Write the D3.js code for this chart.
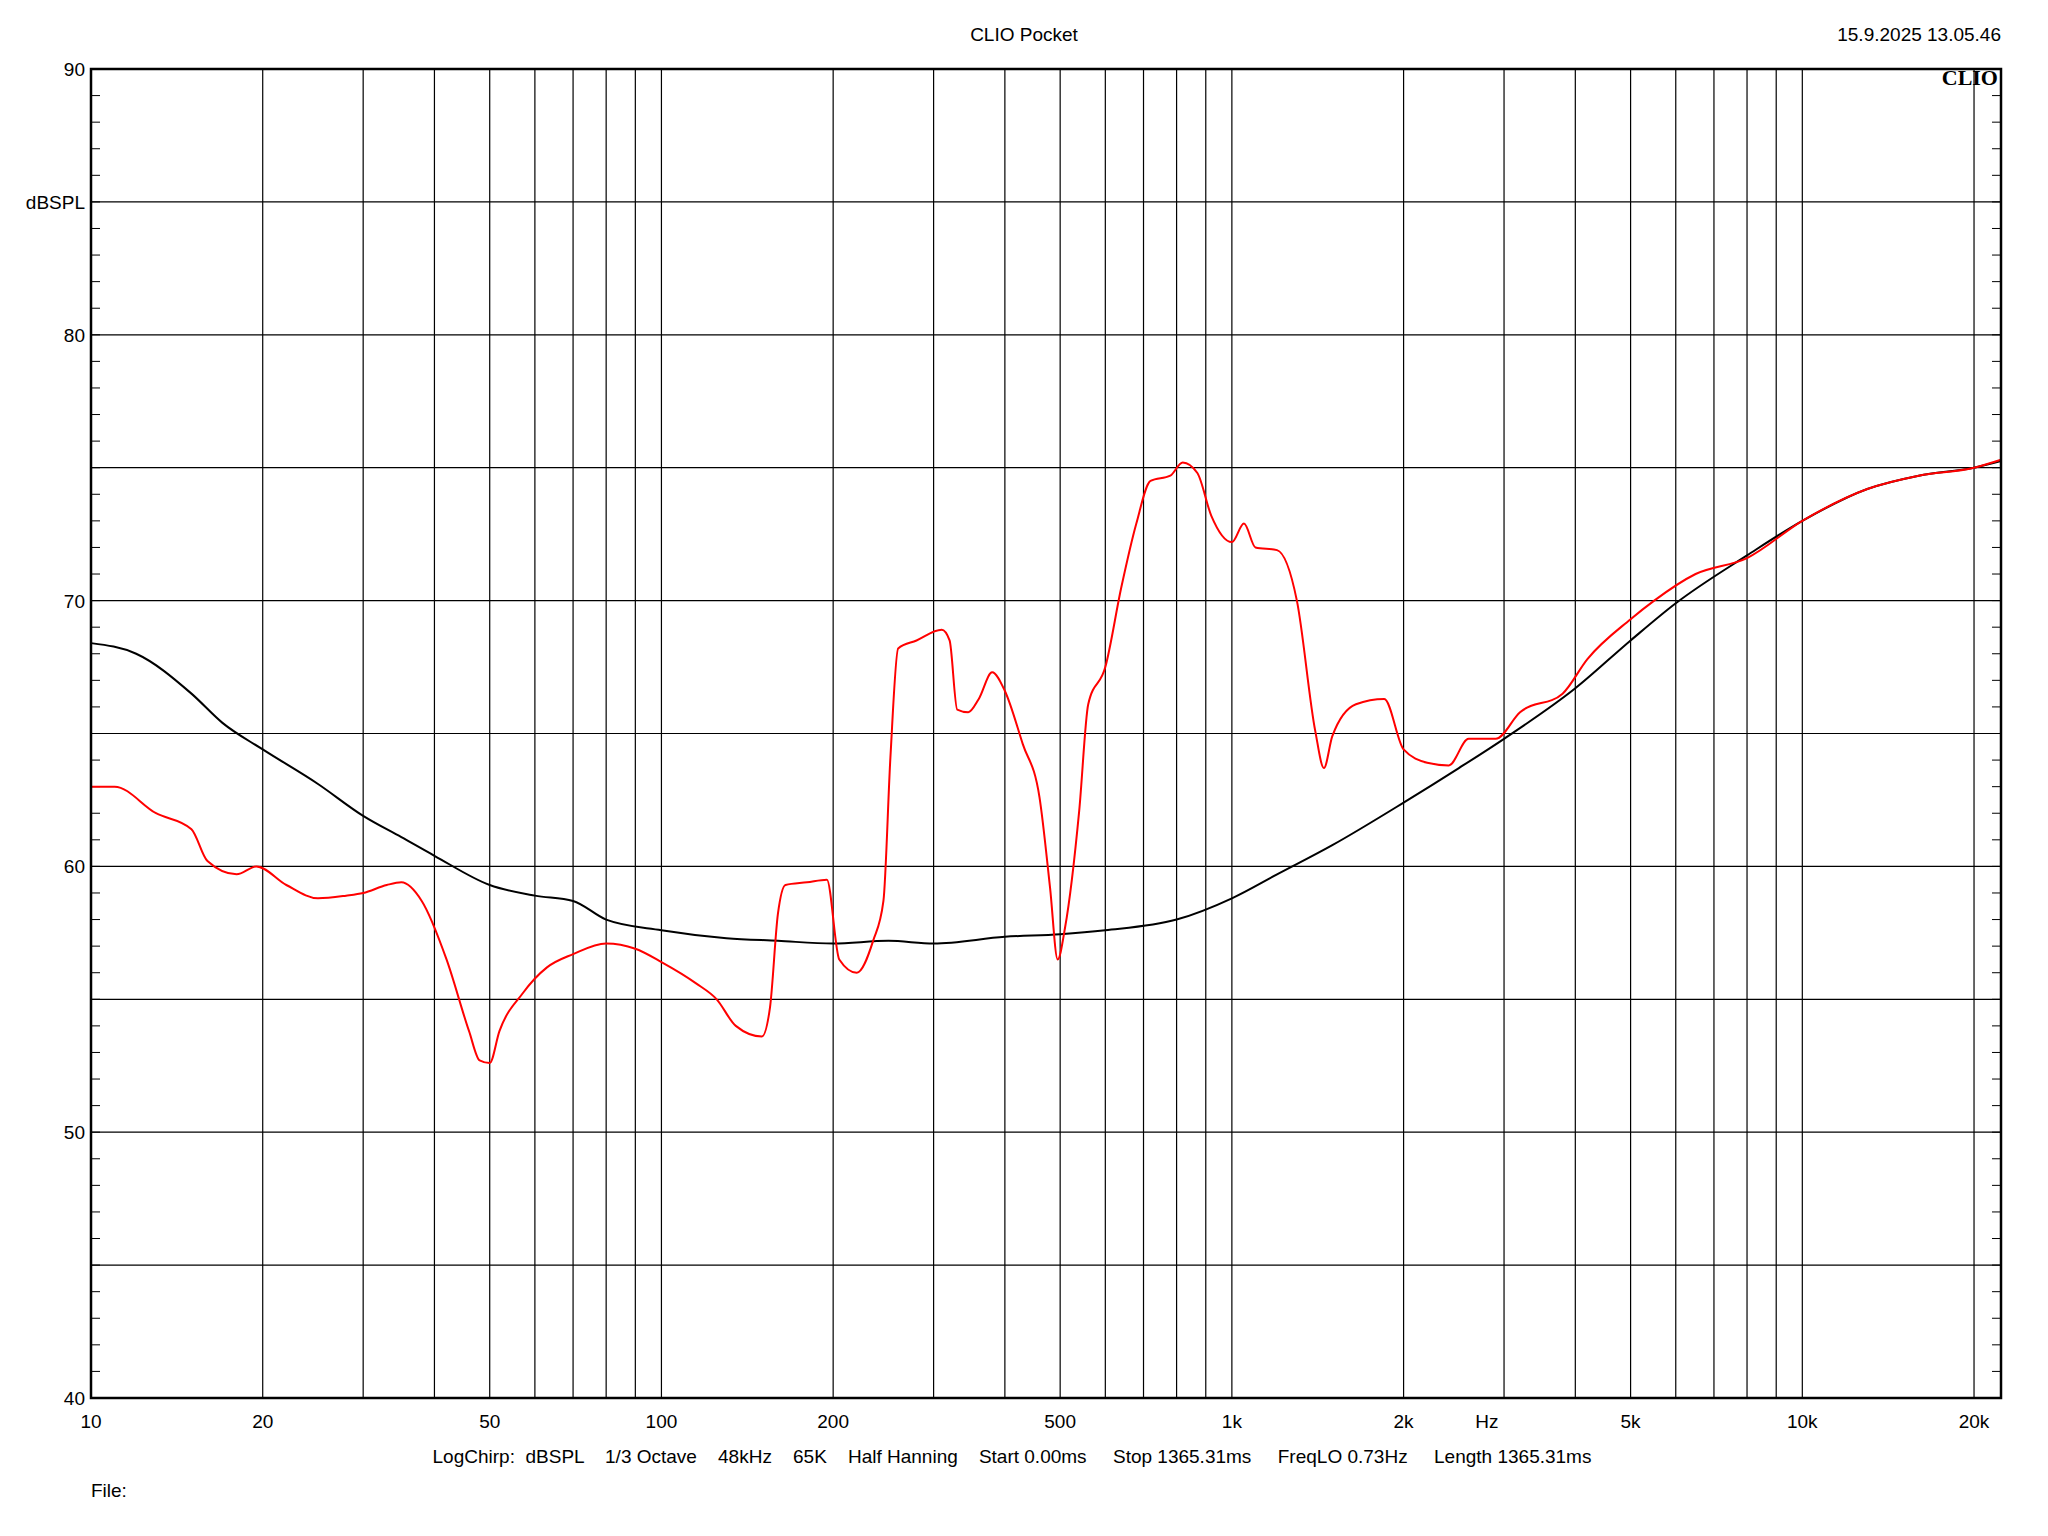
<!DOCTYPE html>
<html><head><meta charset="utf-8">
<script src="https://cdn.jsdelivr.net/npm/d3@7"></script>
<style>body{margin:0;background:#fff}svg{display:block}text{font-family:"Liberation Sans",Arial,sans-serif;fill:#000}</style>
</head><body><svg id="c" width="2048" height="1536"></svg>
<script>
const blackF=[10,12,15,17,20,25,30,35,40,50,60,70,80,100,130,160,200,250,300,400,500,600,800,1000,1200,1500,2000,2500,3000,4000,5000,6000,8000,10000,13000,16000,20000,22300];
const blackDb=[68.4,68.0,66.5,65.4,64.4,63.1,61.9,61.1,60.4,59.3,58.9,58.7,58.0,57.6,57.3,57.2,57.1,57.2,57.1,57.35,57.45,57.6,58.0,58.8,59.7,60.8,62.4,63.7,64.8,66.7,68.5,69.9,71.7,73.0,74.2,74.7,75.0,75.25];
const redF=[10,11,13,15,16,18,19.5,22,25,28,30,33,35,38,42,46,48,50,52,57,63,70,80,90,100,115,125,135,150,155,160,165,180,195,205,220,235,245,252,260,280,310,320,330,345,360,380,400,430,460,480,495,510,540,560,600,640,680,720,780,820,870,920,1000,1050,1100,1200,1300,1400,1450,1500,1650,1850,2000,2200,2400,2600,2900,3200,3800,4200,5000,5500,6500,8000,10000,13000,16000,20000,22300];
const redDb=[63.0,63.0,62.0,61.4,60.2,59.7,60.0,59.3,58.8,58.9,59.0,59.3,59.4,58.7,56.5,53.8,52.7,52.6,53.8,55.2,56.2,56.7,57.1,56.9,56.4,55.6,55.0,54.0,53.6,54.7,58.2,59.3,59.4,59.5,56.5,56.0,57.2,58.7,64.1,68.2,68.5,68.9,68.5,65.9,65.8,66.3,67.3,66.6,64.6,62.6,59.2,56.5,57.7,62.1,66.1,67.5,70.5,72.9,74.5,74.7,75.2,74.8,73.2,72.2,72.9,72.0,71.9,70.0,65.1,63.7,64.9,66.1,66.3,64.4,63.9,63.8,64.8,64.8,65.8,66.5,67.8,69.3,70.0,71.0,71.6,73.0,74.2,74.7,75.0,75.3];
const xGrid=[20,30,40,50,60,70,80,90,100,200,300,400,500,600,700,800,900,1000,2000,3000,4000,5000,6000,7000,8000,9000,10000,20000];
const xLabels=[[10,"10"],[20,"20"],[50,"50"],[100,"100"],[200,"200"],[500,"500"],[1000,"1k"],[2000,"2k"],[2800,"Hz"],[5000,"5k"],[10000,"10k"],[20000,"20k"]];
const yGrid=[45,50,55,60,65,70,75,80,85];
const yLabels=[40,50,60,70,80,90];

const svg=d3.select("#c");
const L=91,R=2001,T=69,B=1398;
const x=d3.scaleLog().domain([10,22300]).range([L,R]);
const y=d3.scaleLinear().domain([40,90]).range([B,T]);
const g=svg.append("g");
g.selectAll(".vg").data(xGrid).join("line").attr("x1",d=>x(d)).attr("x2",d=>x(d)).attr("y1",T).attr("y2",B).attr("stroke","#000").attr("stroke-width",1.2);
g.selectAll(".hg").data(yGrid).join("line").attr("x1",L).attr("x2",R).attr("y1",d=>y(d)).attr("y2",d=>y(d)).attr("stroke","#000").attr("stroke-width",1.2);
const minor=d3.range(41,90);
g.selectAll(".tl").data(minor).join("line").attr("x1",L).attr("x2",L+9).attr("y1",d=>y(d)).attr("y2",d=>y(d)).attr("stroke","#000");
g.selectAll(".tr").data(minor).join("line").attr("x1",R-9).attr("x2",R).attr("y1",d=>y(d)).attr("y2",d=>y(d)).attr("stroke","#000");
const line=d3.line().x(d=>x(d[0])).y(d=>y(d[1])).curve(d3.curveMonotoneX);
g.append("path").datum(blackF.map((f,i)=>[f,blackDb[i]])).attr("d",line).attr("fill","none").attr("stroke","#000").attr("stroke-width",2);
g.append("path").datum(redF.map((f,i)=>[f,redDb[i]])).attr("d",line).attr("fill","none").attr("stroke","#ff0000").attr("stroke-width",2);
g.append("rect").attr("x",L).attr("y",T).attr("width",R-L).attr("height",B-T).attr("fill","none").attr("stroke","#000").attr("stroke-width",2.5);
svg.selectAll(".xl").data(xLabels).join("text").attr("x",d=>x(d[0])).attr("y",1428).attr("text-anchor","middle").attr("font-size",19).text(d=>d[1]);
svg.selectAll(".yl").data(yLabels).join("text").attr("x",L-6).attr("y",d=>y(d)+7).attr("text-anchor","end").attr("font-size",19).text(d=>d);
svg.append("text").attr("x",L-6).attr("y",y(85)+7).attr("text-anchor","end").attr("font-size",19).text("dBSPL");
svg.append("text").attr("x",1024).attr("y",41).attr("text-anchor","middle").attr("font-size",19).text("CLIO Pocket");
svg.append("text").attr("x",2001).attr("y",41).attr("text-anchor","end").attr("font-size",19).text("15.9.2025 13.05.46");
svg.append("text").attr("x",1998).attr("y",85).attr("text-anchor","end").attr("font-size",22).attr("font-weight","bold").style("font-family","Liberation Serif").text("CLIO");
svg.append("text").attr("x",1012).attr("y",1463).attr("text-anchor","middle").attr("font-size",19).style("white-space","pre").text("LogChirp:  dBSPL    1/3 Octave    48kHz    65K    Half Hanning    Start 0.00ms     Stop 1365.31ms     FreqLO 0.73Hz     Length 1365.31ms");
svg.append("text").attr("x",91).attr("y",1497).attr("font-size",19).text("File:");
</script></body></html>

------------------------------------------------

## Task brief
Leaving the pictures aside, transcribe the entire listing exactly.

## Full output
Write the D3.js code for this chart.
<!DOCTYPE html>
<html><head><meta charset="utf-8">
<script src="https://cdn.jsdelivr.net/npm/d3@7"></script>
<style>body{margin:0;background:#fff}svg{display:block}text{font-family:"Liberation Sans",Arial,sans-serif;fill:#000}</style>
</head><body><svg id="c" width="2048" height="1536"></svg>
<script>
const blackF=[10,12,15,17,20,25,30,35,40,50,60,70,80,100,130,160,200,250,300,400,500,600,800,1000,1200,1500,2000,2500,3000,4000,5000,6000,8000,10000,13000,16000,20000,22300];
const blackDb=[68.4,68.0,66.5,65.4,64.4,63.1,61.9,61.1,60.4,59.3,58.9,58.7,58.0,57.6,57.3,57.2,57.1,57.2,57.1,57.35,57.45,57.6,58.0,58.8,59.7,60.8,62.4,63.7,64.8,66.7,68.5,69.9,71.7,73.0,74.2,74.7,75.0,75.25];
const redF=[10,11,13,15,16,18,19.5,22,25,28,30,33,35,38,42,46,48,50,52,57,63,70,80,90,100,115,125,135,150,155,160,165,180,195,205,220,235,245,252,260,280,310,320,330,345,360,380,400,430,460,480,495,510,540,560,600,640,680,720,780,820,870,920,1000,1050,1100,1200,1300,1400,1450,1500,1650,1850,2000,2200,2400,2600,2900,3200,3800,4200,5000,5500,6500,8000,10000,13000,16000,20000,22300];
const redDb=[63.0,63.0,62.0,61.4,60.2,59.7,60.0,59.3,58.8,58.9,59.0,59.3,59.4,58.7,56.5,53.8,52.7,52.6,53.8,55.2,56.2,56.7,57.1,56.9,56.4,55.6,55.0,54.0,53.6,54.7,58.2,59.3,59.4,59.5,56.5,56.0,57.2,58.7,64.1,68.2,68.5,68.9,68.5,65.9,65.8,66.3,67.3,66.6,64.6,62.6,59.2,56.5,57.7,62.1,66.1,67.5,70.5,72.9,74.5,74.7,75.2,74.8,73.2,72.2,72.9,72.0,71.9,70.0,65.1,63.7,64.9,66.1,66.3,64.4,63.9,63.8,64.8,64.8,65.8,66.5,67.8,69.3,70.0,71.0,71.6,73.0,74.2,74.7,75.0,75.3];
const xGrid=[20,30,40,50,60,70,80,90,100,200,300,400,500,600,700,800,900,1000,2000,3000,4000,5000,6000,7000,8000,9000,10000,20000];
const xLabels=[[10,"10"],[20,"20"],[50,"50"],[100,"100"],[200,"200"],[500,"500"],[1000,"1k"],[2000,"2k"],[2800,"Hz"],[5000,"5k"],[10000,"10k"],[20000,"20k"]];
const yGrid=[45,50,55,60,65,70,75,80,85];
const yLabels=[40,50,60,70,80,90];

const svg=d3.select("#c");
const L=91,R=2001,T=69,B=1398;
const x=d3.scaleLog().domain([10,22300]).range([L,R]);
const y=d3.scaleLinear().domain([40,90]).range([B,T]);
const g=svg.append("g");
g.selectAll(".vg").data(xGrid).join("line").attr("x1",d=>x(d)).attr("x2",d=>x(d)).attr("y1",T).attr("y2",B).attr("stroke","#000").attr("stroke-width",1.2);
g.selectAll(".hg").data(yGrid).join("line").attr("x1",L).attr("x2",R).attr("y1",d=>y(d)).attr("y2",d=>y(d)).attr("stroke","#000").attr("stroke-width",1.2);
const minor=d3.range(41,90);
g.selectAll(".tl").data(minor).join("line").attr("x1",L).attr("x2",L+9).attr("y1",d=>y(d)).attr("y2",d=>y(d)).attr("stroke","#000");
g.selectAll(".tr").data(minor).join("line").attr("x1",R-9).attr("x2",R).attr("y1",d=>y(d)).attr("y2",d=>y(d)).attr("stroke","#000");
const line=d3.line().x(d=>x(d[0])).y(d=>y(d[1])).curve(d3.curveMonotoneX);
g.append("path").datum(blackF.map((f,i)=>[f,blackDb[i]])).attr("d",line).attr("fill","none").attr("stroke","#000").attr("stroke-width",2);
g.append("path").datum(redF.map((f,i)=>[f,redDb[i]])).attr("d",line).attr("fill","none").attr("stroke","#ff0000").attr("stroke-width",2);
g.append("rect").attr("x",L).attr("y",T).attr("width",R-L).attr("height",B-T).attr("fill","none").attr("stroke","#000").attr("stroke-width",2.5);
svg.selectAll(".xl").data(xLabels).join("text").attr("x",d=>x(d[0])).attr("y",1428).attr("text-anchor","middle").attr("font-size",19).text(d=>d[1]);
svg.selectAll(".yl").data(yLabels).join("text").attr("x",L-6).attr("y",d=>y(d)+7).attr("text-anchor","end").attr("font-size",19).text(d=>d);
svg.append("text").attr("x",L-6).attr("y",y(85)+7).attr("text-anchor","end").attr("font-size",19).text("dBSPL");
svg.append("text").attr("x",1024).attr("y",41).attr("text-anchor","middle").attr("font-size",19).text("CLIO Pocket");
svg.append("text").attr("x",2001).attr("y",41).attr("text-anchor","end").attr("font-size",19).text("15.9.2025 13.05.46");
svg.append("text").attr("x",1998).attr("y",85).attr("text-anchor","end").attr("font-size",22).attr("font-weight","bold").style("font-family","Liberation Serif").text("CLIO");
svg.append("text").attr("x",1012).attr("y",1463).attr("text-anchor","middle").attr("font-size",19).style("white-space","pre").text("LogChirp:  dBSPL    1/3 Octave    48kHz    65K    Half Hanning    Start 0.00ms     Stop 1365.31ms     FreqLO 0.73Hz     Length 1365.31ms");
svg.append("text").attr("x",91).attr("y",1497).attr("font-size",19).text("File:");
</script></body></html>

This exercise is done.